**WHAT IS ASKED:** Take the data below and write out exactly the lines from the one with "Write the seaborn" through the one with "import seaborn as sns"; omit every other line.

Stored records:
···
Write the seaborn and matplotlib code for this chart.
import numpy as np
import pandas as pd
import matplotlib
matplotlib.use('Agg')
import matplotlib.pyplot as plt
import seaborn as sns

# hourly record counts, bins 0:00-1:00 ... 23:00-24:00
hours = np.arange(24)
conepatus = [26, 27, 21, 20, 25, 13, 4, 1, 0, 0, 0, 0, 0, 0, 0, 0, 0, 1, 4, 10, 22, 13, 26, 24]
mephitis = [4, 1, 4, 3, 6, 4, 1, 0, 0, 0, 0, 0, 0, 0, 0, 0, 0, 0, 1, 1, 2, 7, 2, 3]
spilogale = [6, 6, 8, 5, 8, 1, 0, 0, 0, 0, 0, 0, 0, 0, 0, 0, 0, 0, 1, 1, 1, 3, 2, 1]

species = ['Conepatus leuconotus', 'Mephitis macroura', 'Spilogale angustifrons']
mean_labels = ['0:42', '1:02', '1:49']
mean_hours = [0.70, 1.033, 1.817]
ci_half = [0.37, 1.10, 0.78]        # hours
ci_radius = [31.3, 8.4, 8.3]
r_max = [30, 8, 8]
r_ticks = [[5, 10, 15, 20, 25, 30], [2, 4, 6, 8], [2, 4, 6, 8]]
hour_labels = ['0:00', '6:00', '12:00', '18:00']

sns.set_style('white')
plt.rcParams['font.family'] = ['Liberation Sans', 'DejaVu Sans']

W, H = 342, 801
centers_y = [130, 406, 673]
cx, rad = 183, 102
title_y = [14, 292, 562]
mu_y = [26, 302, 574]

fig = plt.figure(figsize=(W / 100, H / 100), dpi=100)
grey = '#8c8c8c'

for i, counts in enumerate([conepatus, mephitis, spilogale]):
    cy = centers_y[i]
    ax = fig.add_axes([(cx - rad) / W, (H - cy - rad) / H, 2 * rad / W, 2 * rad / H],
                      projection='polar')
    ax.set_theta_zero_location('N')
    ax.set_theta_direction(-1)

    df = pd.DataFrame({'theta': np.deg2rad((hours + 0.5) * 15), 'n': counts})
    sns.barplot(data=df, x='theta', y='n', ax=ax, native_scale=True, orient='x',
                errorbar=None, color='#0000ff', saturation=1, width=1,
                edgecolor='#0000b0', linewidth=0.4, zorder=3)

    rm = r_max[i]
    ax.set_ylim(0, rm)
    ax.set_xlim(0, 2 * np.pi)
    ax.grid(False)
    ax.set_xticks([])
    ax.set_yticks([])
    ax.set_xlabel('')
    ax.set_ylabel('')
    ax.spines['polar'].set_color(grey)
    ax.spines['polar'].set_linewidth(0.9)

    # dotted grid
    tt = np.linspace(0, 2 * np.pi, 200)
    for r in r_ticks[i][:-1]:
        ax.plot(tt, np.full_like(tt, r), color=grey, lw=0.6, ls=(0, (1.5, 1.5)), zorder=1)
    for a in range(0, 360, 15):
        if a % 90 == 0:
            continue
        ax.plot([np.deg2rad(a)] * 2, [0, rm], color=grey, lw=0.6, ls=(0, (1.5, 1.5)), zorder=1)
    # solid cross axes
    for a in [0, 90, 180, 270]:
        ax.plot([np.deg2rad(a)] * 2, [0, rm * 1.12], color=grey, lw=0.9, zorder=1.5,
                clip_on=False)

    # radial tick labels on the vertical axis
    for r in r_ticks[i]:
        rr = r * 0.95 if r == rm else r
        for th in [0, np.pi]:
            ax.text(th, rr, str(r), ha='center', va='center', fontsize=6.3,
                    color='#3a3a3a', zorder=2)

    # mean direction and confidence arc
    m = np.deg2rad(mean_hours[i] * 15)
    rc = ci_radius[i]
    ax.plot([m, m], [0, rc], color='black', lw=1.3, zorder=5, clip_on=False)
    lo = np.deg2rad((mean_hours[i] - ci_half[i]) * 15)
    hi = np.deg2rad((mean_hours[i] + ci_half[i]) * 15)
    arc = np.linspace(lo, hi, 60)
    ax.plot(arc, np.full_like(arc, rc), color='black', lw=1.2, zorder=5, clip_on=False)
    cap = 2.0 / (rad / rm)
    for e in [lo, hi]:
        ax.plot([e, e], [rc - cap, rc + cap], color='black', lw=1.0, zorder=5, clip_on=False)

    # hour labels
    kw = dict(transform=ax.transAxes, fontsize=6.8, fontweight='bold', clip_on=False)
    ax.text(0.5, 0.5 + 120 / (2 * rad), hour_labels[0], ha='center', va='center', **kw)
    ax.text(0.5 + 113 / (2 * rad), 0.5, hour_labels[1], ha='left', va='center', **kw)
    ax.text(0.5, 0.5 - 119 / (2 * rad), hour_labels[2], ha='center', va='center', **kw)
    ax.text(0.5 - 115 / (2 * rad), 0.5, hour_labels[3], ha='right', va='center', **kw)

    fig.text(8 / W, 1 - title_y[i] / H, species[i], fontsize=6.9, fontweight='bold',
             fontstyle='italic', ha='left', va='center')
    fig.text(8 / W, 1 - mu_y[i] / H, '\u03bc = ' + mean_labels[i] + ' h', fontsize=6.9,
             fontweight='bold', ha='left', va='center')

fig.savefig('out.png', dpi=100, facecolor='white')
···
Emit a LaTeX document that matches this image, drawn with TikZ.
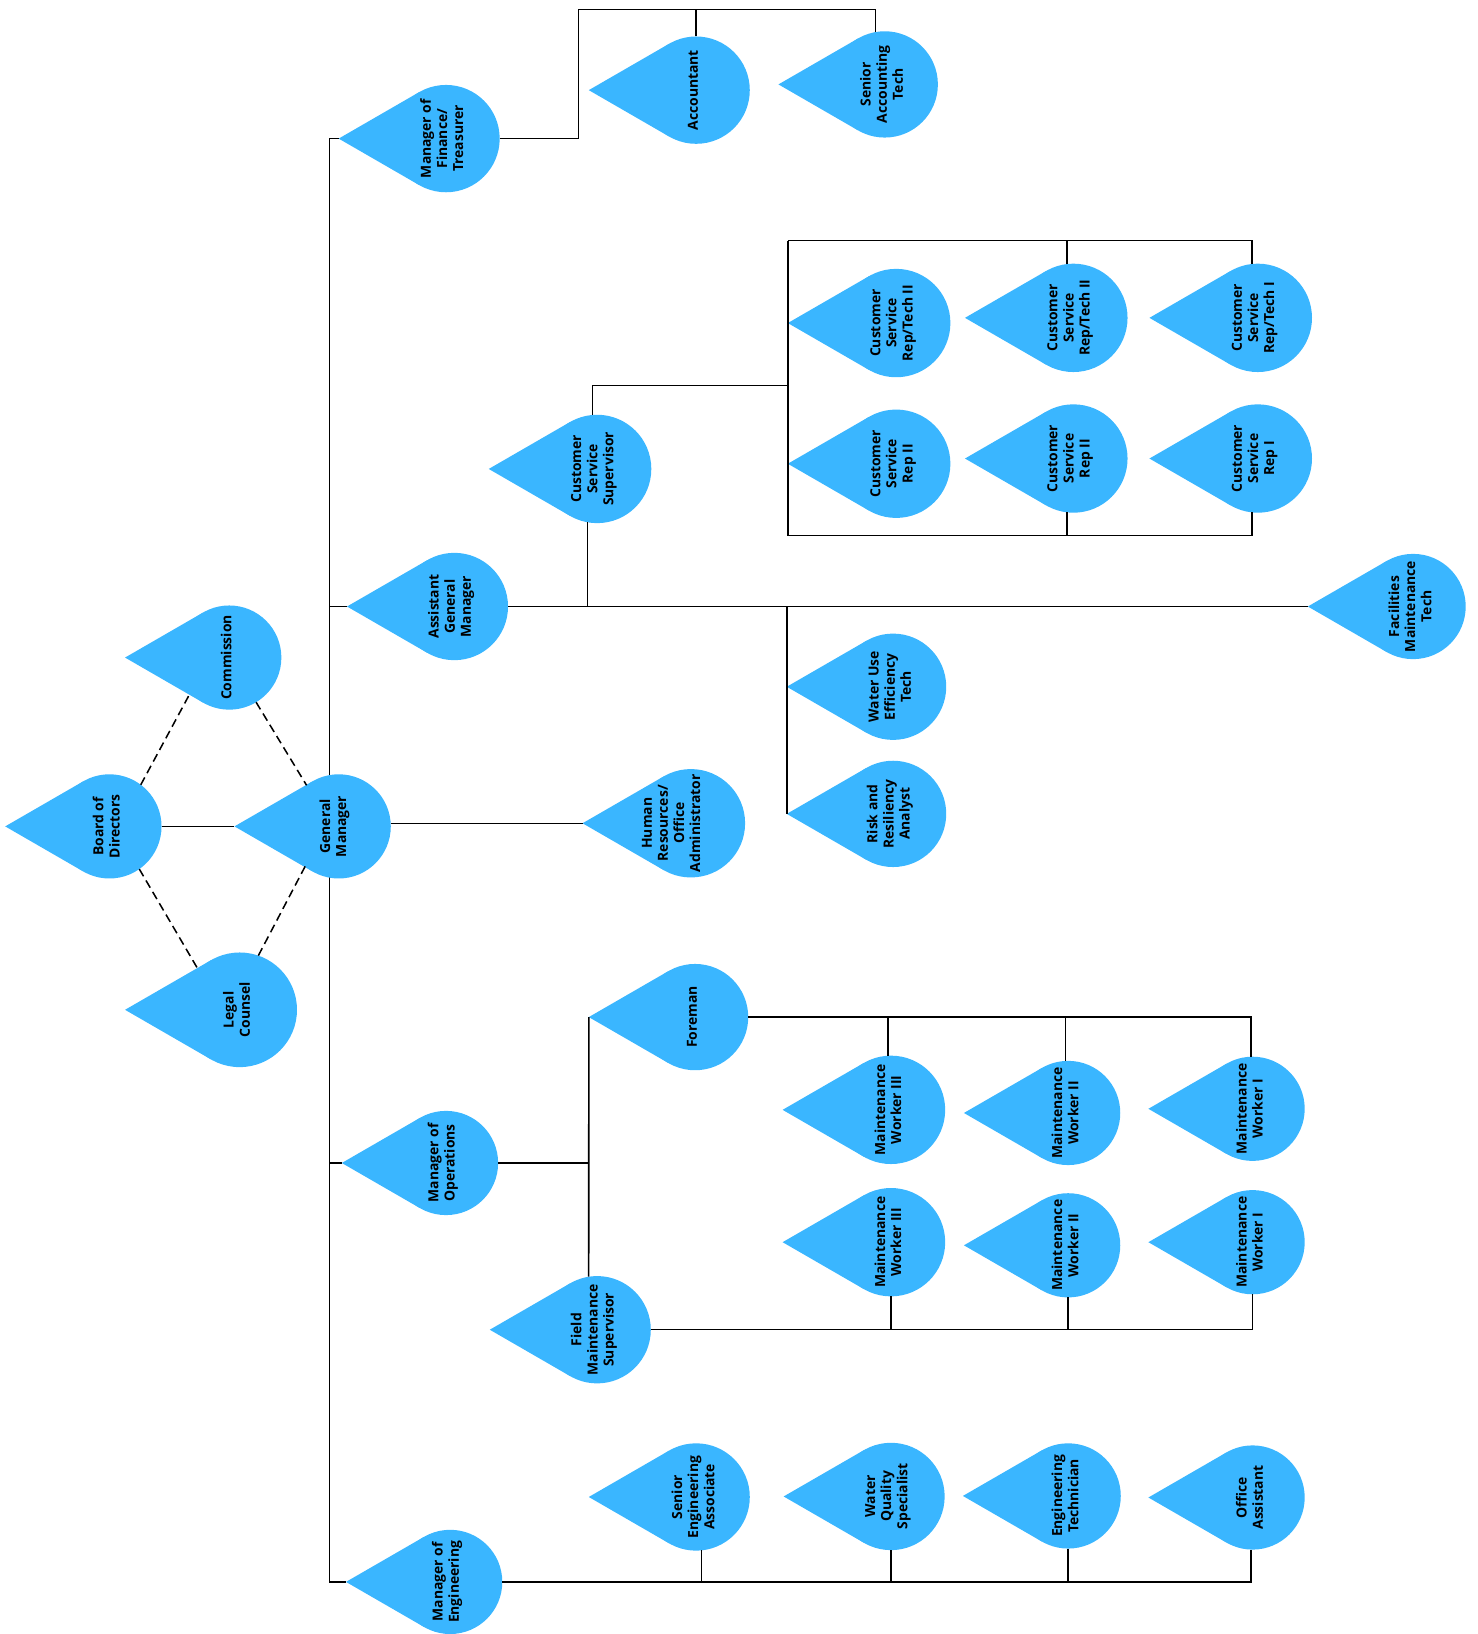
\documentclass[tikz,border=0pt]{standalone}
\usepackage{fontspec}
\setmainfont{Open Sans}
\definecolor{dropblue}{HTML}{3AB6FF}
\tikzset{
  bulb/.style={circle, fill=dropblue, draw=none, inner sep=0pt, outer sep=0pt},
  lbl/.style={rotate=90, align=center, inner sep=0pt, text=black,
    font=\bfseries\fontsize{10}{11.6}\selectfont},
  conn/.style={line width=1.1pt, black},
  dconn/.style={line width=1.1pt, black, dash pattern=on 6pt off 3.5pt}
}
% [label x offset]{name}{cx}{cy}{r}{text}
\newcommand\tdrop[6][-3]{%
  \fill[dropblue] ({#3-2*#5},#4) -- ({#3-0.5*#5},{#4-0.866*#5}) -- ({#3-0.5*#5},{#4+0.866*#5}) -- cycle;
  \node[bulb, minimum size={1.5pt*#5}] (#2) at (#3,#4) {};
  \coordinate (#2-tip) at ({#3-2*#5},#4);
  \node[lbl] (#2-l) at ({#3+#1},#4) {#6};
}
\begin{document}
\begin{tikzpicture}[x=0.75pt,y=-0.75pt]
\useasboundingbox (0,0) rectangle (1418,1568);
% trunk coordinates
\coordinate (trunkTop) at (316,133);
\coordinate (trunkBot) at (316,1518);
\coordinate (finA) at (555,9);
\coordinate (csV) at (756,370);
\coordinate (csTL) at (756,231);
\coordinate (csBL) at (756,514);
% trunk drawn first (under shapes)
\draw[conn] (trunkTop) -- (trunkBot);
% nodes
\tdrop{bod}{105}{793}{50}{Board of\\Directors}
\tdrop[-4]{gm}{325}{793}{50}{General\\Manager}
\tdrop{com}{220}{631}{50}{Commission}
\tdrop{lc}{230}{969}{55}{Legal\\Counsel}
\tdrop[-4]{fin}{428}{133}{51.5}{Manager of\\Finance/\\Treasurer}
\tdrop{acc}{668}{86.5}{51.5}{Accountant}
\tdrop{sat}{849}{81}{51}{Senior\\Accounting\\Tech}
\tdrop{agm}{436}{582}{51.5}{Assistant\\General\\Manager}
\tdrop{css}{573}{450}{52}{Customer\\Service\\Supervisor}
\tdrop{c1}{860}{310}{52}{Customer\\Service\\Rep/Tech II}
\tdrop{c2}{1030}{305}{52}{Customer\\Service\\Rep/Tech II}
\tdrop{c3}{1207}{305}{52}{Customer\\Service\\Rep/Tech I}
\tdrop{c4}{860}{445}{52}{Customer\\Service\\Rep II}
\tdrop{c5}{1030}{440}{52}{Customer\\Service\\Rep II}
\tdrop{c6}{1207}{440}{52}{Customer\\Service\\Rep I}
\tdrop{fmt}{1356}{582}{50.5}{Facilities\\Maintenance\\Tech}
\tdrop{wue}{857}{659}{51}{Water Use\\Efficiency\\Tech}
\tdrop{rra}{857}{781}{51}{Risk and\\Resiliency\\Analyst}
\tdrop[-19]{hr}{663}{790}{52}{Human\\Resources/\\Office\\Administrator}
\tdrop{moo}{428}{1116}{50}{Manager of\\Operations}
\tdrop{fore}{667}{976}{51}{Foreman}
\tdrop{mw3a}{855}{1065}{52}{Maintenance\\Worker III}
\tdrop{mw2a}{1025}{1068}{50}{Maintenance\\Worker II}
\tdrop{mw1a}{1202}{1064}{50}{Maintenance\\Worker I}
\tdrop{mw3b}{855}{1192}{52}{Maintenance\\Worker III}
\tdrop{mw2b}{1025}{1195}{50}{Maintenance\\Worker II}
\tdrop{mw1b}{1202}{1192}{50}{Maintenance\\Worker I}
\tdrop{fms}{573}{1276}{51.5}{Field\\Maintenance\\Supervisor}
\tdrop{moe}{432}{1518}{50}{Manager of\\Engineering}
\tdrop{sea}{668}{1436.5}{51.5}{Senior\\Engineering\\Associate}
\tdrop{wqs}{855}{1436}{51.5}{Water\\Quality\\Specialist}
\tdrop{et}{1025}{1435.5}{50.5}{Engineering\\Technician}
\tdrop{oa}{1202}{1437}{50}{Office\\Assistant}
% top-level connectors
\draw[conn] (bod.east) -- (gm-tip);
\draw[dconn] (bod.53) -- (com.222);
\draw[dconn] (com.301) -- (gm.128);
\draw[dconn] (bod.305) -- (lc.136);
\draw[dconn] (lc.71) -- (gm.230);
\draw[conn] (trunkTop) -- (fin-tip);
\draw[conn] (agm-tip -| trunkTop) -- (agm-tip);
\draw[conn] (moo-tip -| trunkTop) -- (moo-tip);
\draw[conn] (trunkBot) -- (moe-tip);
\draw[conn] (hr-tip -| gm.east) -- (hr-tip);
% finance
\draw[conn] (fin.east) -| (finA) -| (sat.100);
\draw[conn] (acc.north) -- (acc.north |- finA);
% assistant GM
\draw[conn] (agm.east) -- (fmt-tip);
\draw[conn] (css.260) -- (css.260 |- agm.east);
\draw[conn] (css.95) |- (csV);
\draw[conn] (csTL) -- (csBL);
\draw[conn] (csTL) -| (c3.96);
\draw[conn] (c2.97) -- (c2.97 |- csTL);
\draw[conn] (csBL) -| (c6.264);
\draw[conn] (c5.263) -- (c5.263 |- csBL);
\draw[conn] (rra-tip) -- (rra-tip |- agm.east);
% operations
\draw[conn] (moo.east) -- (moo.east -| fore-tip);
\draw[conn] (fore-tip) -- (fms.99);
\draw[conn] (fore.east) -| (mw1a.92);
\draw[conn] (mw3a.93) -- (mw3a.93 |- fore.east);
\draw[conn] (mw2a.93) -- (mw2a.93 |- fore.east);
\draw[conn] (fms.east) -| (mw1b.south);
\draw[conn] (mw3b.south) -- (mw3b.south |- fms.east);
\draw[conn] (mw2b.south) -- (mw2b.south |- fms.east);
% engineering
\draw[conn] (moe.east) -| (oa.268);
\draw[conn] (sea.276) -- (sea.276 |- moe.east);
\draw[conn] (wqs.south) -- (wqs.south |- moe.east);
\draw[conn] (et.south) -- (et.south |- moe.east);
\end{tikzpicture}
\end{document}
···
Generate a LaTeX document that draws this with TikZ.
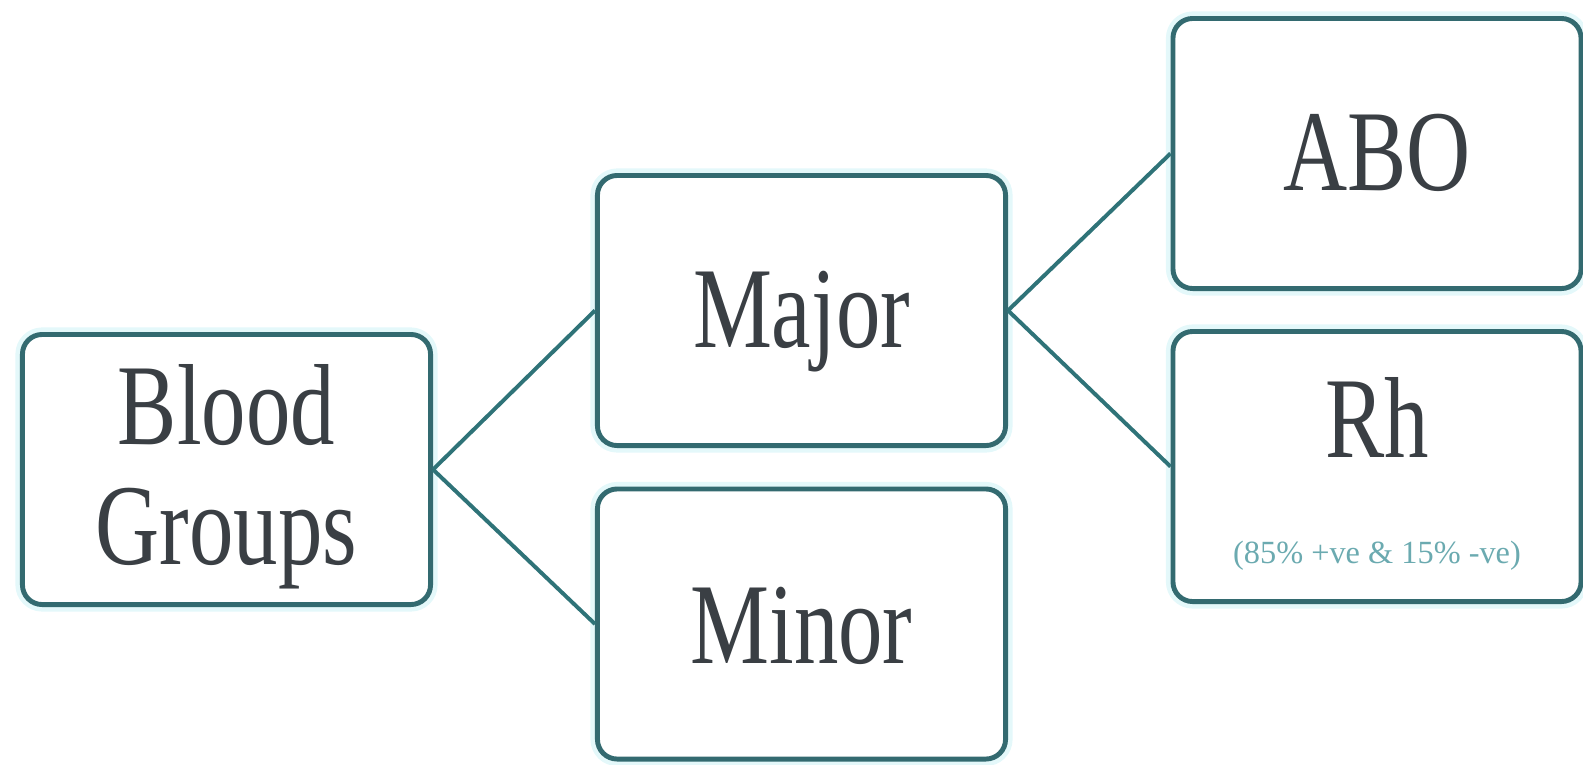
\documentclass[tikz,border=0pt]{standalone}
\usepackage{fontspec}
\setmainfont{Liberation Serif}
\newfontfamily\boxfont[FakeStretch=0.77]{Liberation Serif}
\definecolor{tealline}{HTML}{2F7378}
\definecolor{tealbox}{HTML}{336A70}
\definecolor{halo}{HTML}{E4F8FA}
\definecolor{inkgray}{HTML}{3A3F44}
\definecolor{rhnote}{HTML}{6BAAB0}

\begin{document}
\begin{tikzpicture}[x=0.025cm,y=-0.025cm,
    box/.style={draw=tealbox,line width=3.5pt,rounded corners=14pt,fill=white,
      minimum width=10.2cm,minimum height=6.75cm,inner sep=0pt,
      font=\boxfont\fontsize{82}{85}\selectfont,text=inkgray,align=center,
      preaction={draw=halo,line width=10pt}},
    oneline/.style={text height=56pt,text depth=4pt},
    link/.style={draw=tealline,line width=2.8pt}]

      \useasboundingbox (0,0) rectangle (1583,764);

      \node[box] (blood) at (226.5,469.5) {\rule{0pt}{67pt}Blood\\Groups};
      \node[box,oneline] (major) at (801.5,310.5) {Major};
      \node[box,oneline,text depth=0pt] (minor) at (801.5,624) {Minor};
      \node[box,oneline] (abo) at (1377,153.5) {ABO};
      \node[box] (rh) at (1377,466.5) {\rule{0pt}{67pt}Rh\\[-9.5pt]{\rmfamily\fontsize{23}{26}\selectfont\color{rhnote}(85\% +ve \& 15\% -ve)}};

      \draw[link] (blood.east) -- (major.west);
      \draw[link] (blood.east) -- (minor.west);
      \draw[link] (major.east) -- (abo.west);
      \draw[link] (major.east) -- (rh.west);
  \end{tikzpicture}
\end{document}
···
**WRITTEN SOLUTION:**
Write the seaborn and matplotlib code for this chart.
import numpy as np
import pandas as pd
import matplotlib
matplotlib.use('Agg')
import matplotlib.pyplot as plt
import seaborn as sns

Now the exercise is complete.